This friend is on the liberal side of the spectrum.

A friend of his on the conservative side then responded to the effect that he needed to “stop the hatred” and that he had “reached a low point in his life as a Christian.”

There is no hatred that I can see in the quote above, which wasn’t even his own, it was a shared post.

Obviously, this person on the right side interpreted the ongoing political criticism of the right by my friend as hatred.

Being critical, and having different opinions, is central to the concept of democracy. If we oppose somebody’s view, and publicize that, we’re not hating. We’re simply propagating our own viewpoint. If our arguments are powerful, we’ll convince more people to come around to our side, and eventually change the course of a country, or a world.

He also referred to the Christianity of my friend. He must be inferring that being critical of conservative political views somehow affects a person’s Christian credibility.

I don’t watch sports. I don’t watch football. A long time ago, in a casual social conversation, a friend of mine made the statement that “I know you hate football….” which offended me a bit. I choose not to watch football. It does not do anything for me and I’d rather spend my time otherwise. That does not mean I hate football. It does not mean I don’t understand other people’s fascination with the game. I am just not interested.

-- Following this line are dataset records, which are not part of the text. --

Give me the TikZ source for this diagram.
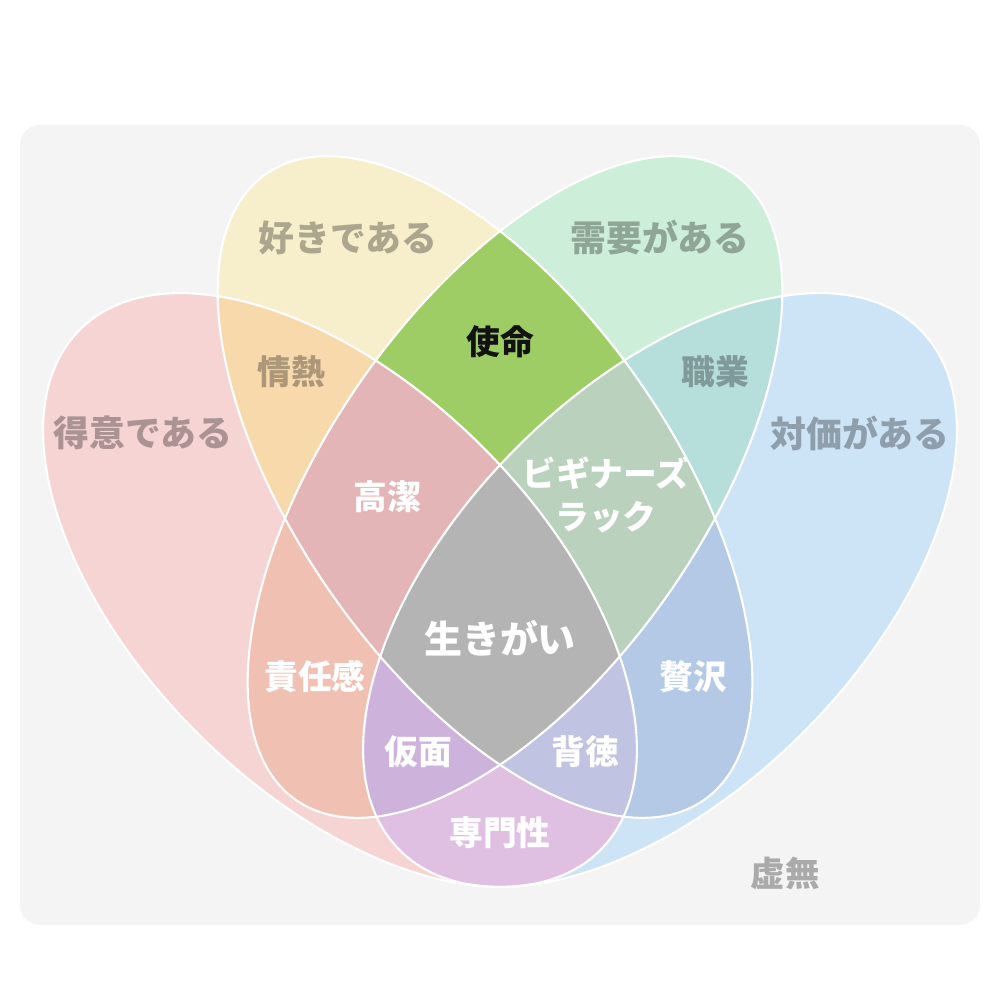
\documentclass[tikz,border=0pt]{standalone}
\usepackage[rgb]{xcolor}
\usepackage{fontspec}
\usepackage{tikz}
\newfontfamily\jp{Noto Sans CJK JP}

\definecolor{kyomu}{HTML}{F4F4F4}
\definecolor{tokui}{HTML}{F7D4D4}
\definecolor{suki}{HTML}{F7EFCC}
\definecolor{juyo}{HTML}{CDEED8}
\definecolor{taika}{HTML}{CDE3F6}
\definecolor{jonetsu}{HTML}{F7D9AC}
\definecolor{shimei}{HTML}{9ECD65}
\definecolor{shokugyo}{HTML}{B6DEDB}
\definecolor{sekinin}{HTML}{F0C0B3}
\definecolor{zeitaku}{HTML}{B3C9E5}
\definecolor{senmon}{HTML}{DFC0E2}
\definecolor{koketsu}{HTML}{E4B5B6}
\definecolor{beginner}{HTML}{BAD2BD}
\definecolor{kamen}{HTML}{CDB3DB}
\definecolor{haitoku}{HTML}{C0C3E2}
\definecolor{ikigai}{HTML}{B4B4B4}

% the four ellipses (pixel units, y pointing down)
\newcommand{\ellA}[1][]{\path[#1, rotate around={-45:(340,590)}] (340,590) ellipse [x radius=36.8mm, y radius=20.2mm];}
\newcommand{\ellB}[1][]{\path[#1, rotate around={-55:(485,487)}] (485,487) ellipse [x radius=38.2mm, y radius=18.7mm];}
\newcommand{\ellC}[1][]{\path[#1, rotate around={55:(515,487)}] (515,487) ellipse [x radius=38.2mm, y radius=18.7mm];}
\newcommand{\ellD}[1][]{\path[#1, rotate around={45:(660,590)}] (660,590) ellipse [x radius=36.8mm, y radius=20.2mm];}

\tikzset{
  outer/.style={font=\jp\bfseries\fontsize{10.2}{12}\selectfont, text=black, text opacity=0.3},
  inner/.style={font=\jp\bfseries\fontsize{9.6}{12.2}\selectfont, text=white, align=center},
}

\begin{document}
\begin{tikzpicture}[x=0.1mm, y=-0.1mm]

\useasboundingbox (0,0) rectangle (1000,1000);

% Background
\filldraw[fill=kyomu, draw=none, rounded corners=2mm] (20,125) rectangle (980,925);


% One set
\ellA[fill=tokui]
\ellB[fill=suki]
\ellC[fill=juyo]
\ellD[fill=taika]


% Two sets
\begin{scope} \ellA[clip] \ellB[fill=jonetsu] \end{scope}
\begin{scope} \ellA[clip] \ellC[fill=sekinin] \end{scope}
\begin{scope} \ellA[clip] \ellD[fill=senmon] \end{scope}
\begin{scope} \ellB[clip] \ellC[fill=shimei] \end{scope}
\begin{scope} \ellB[clip] \ellD[fill=zeitaku] \end{scope}
\begin{scope} \ellC[clip] \ellD[fill=shokugyo] \end{scope}


% Three sets
\begin{scope} \ellA[clip] \ellB[clip] \ellC[fill=koketsu] \end{scope}
\begin{scope} \ellA[clip] \ellB[clip] \ellD[fill=haitoku] \end{scope}
\begin{scope} \ellA[clip] \ellC[clip] \ellD[fill=kamen] \end{scope}
\begin{scope} \ellB[clip] \ellC[clip] \ellD[fill=beginner] \end{scope}


% All four
\begin{scope} \ellA[clip] \ellB[clip] \ellC[clip] \ellD[fill=ikigai] \end{scope}


% Outlines
\ellA[draw=white, line width=0.6pt]
\ellB[draw=white, line width=0.6pt]
\ellC[draw=white, line width=0.6pt]
\ellD[draw=white, line width=0.6pt]


% Labels
\path
(348,238) node [outer] (suki) {好きである}
(660,238) node [outer] (juyo) {需要がある}
(143,433) node [outer] (tokui) {得意である}
(860,433) node [outer] (taika) {対価がある};

\path
(291,372) node [outer, font=\jp\bfseries\fontsize{9.6}{12}\selectfont] (jonetsu) {情熱}
(715,372) node [outer, font=\jp\bfseries\fontsize{9.6}{12}\selectfont] (shokugyo) {職業}
(500,342) node [inner, text=black!93] (shimei) {使命};

\path
(387,497) node [inner] (koketsu) {高潔}
(606,495) node [inner] (beginner) {ビギナーズ\\ラック}
(500,638) node [inner, font=\jp\bfseries\fontsize{10.8}{13}\selectfont] (ikigai) {生きがい}
(315,677) node [inner] (sekinin) {責任感}
(693,677) node [inner] (zeitaku) {贅沢}
(418,752) node [inner] (kamen) {仮面}
(585,752) node [inner] (haitoku) {背徳}
(500,833) node [inner] (senmon) {専門性};

\path
(785,873) node [outer, font=\jp\bfseries\fontsize{9.8}{12}\selectfont] (kyomu) {虚無};

\end{tikzpicture}
\end{document}
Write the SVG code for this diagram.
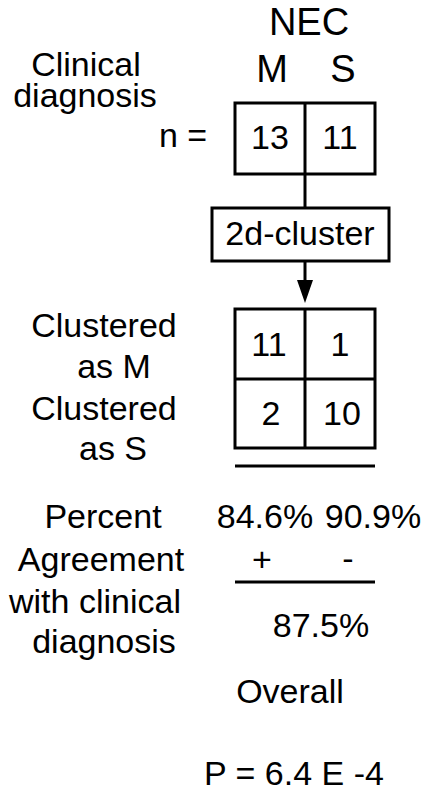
<svg xmlns="http://www.w3.org/2000/svg" width="427" height="791" viewBox="0 0 427 791">
<style>
text{font-family:"Liberation Sans",Arial,sans-serif;font-size:34px;fill:#000;text-anchor:middle}
.big{font-size:38px}
.b{fill:#fff;stroke:#000;stroke-width:3}
.l{stroke:#000;stroke-width:3;fill:none}
</style>
<defs><marker id="ah" markerWidth="23" markerHeight="16" refX="5" refY="8" orient="auto" markerUnits="userSpaceOnUse"><path d="M0,0 L23,8 L0,16 z" fill="#000"/></marker></defs>
<rect width="427" height="791" fill="#fff"/>
<g id="labels">
<text class="big" x="309" y="35">NEC</text>
<text class="big" x="272" y="82">M</text>
<text class="big" x="343" y="82">S</text>
<text x="86" y="76">Clinical</text>
<text x="85" y="107">diagnosis</text>
<text x="183" y="147">n =</text>
<text x="104" y="337">Clustered</text>
<text x="114" y="378">as M</text>
<text x="104" y="420">Clustered</text>
<text x="113" y="460">as S</text>
<text x="103" y="528">Percent</text>
<text x="101" y="571">Agreement</text>
<text x="95" y="613">with clinical</text>
<text x="104" y="653">diagnosis</text>
<text x="265" y="528">84.6%</text>
<text x="373" y="528">90.9%</text>
<text x="262" y="571">+</text>
<text x="348" y="570">-</text>
<text x="321" y="637">87.5%</text>
<text x="290" y="703">Overall</text>
<text x="294" y="785">P = 6.4 E -4</text>
</g>
<g id="connectors">
<line class="l" x1="305" y1="174" x2="305" y2="208"/>
<line class="l" x1="305" y1="261" x2="305" y2="285" marker-end="url(#ah)"/>
<line class="l" x1="235" y1="466" x2="375" y2="466"/>
<line class="l" x1="235" y1="582" x2="375" y2="582"/>
</g>
<g id="clinical">
<rect class="b" x="235" y="103" width="140" height="71"/>
<line class="l" x1="305" y1="103" x2="305" y2="174"/>
<text x="270" y="149">13</text>
<text x="340" y="149">11</text>
</g>
<g id="cluster">
<rect class="b" x="212" y="208" width="177" height="53"/>
<text x="300" y="245">2d-cluster</text>
</g>
<g id="grid">
<rect class="b" x="235" y="309" width="140" height="139"/>
<line class="l" x1="305" y1="309" x2="305" y2="448"/>
<line class="l" x1="235" y1="379" x2="375" y2="379"/>
<text x="269" y="356">11</text>
<text x="340" y="356">1</text>
<text x="271" y="425">2</text>
<text x="342" y="425">10</text>
</g>
</svg>
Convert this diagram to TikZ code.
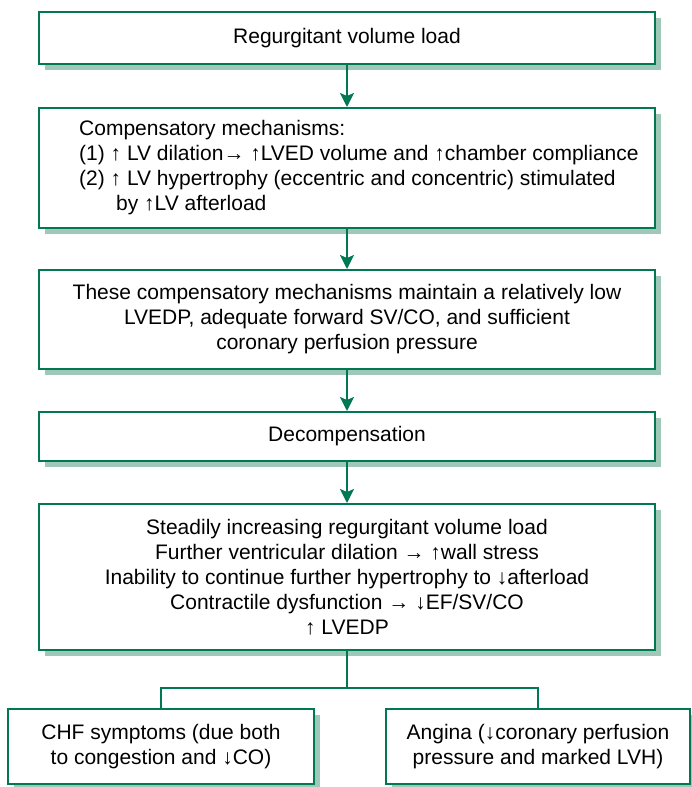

I am not religious. That does not mean I hate Christians. I have many Christian friends, and I respect them. Their religion does not affect my assessment of them. I am just not interested.

I am actually fairly conservative in my political thinking, but I haven’t voted for any American Republican in a few decades. I am registered as an independent. But I don’t hate the American political right. I speak out against it because I think it’s misguided and it’s terrible for our current world situation and our country and its future.  I will do what I can with sound, logical, scientific arguments, within my limited abilities and reach, to try to persuade people to lean in my direction. That’s democracy at work.

That is not hatred.

2 thoughts on “Thoughts about Politics and Hatred

  1. barbara carlson

    The default reaction of feeling victimized goes along with being a bully. Trump has cornered the market on immaturity, legitimized it.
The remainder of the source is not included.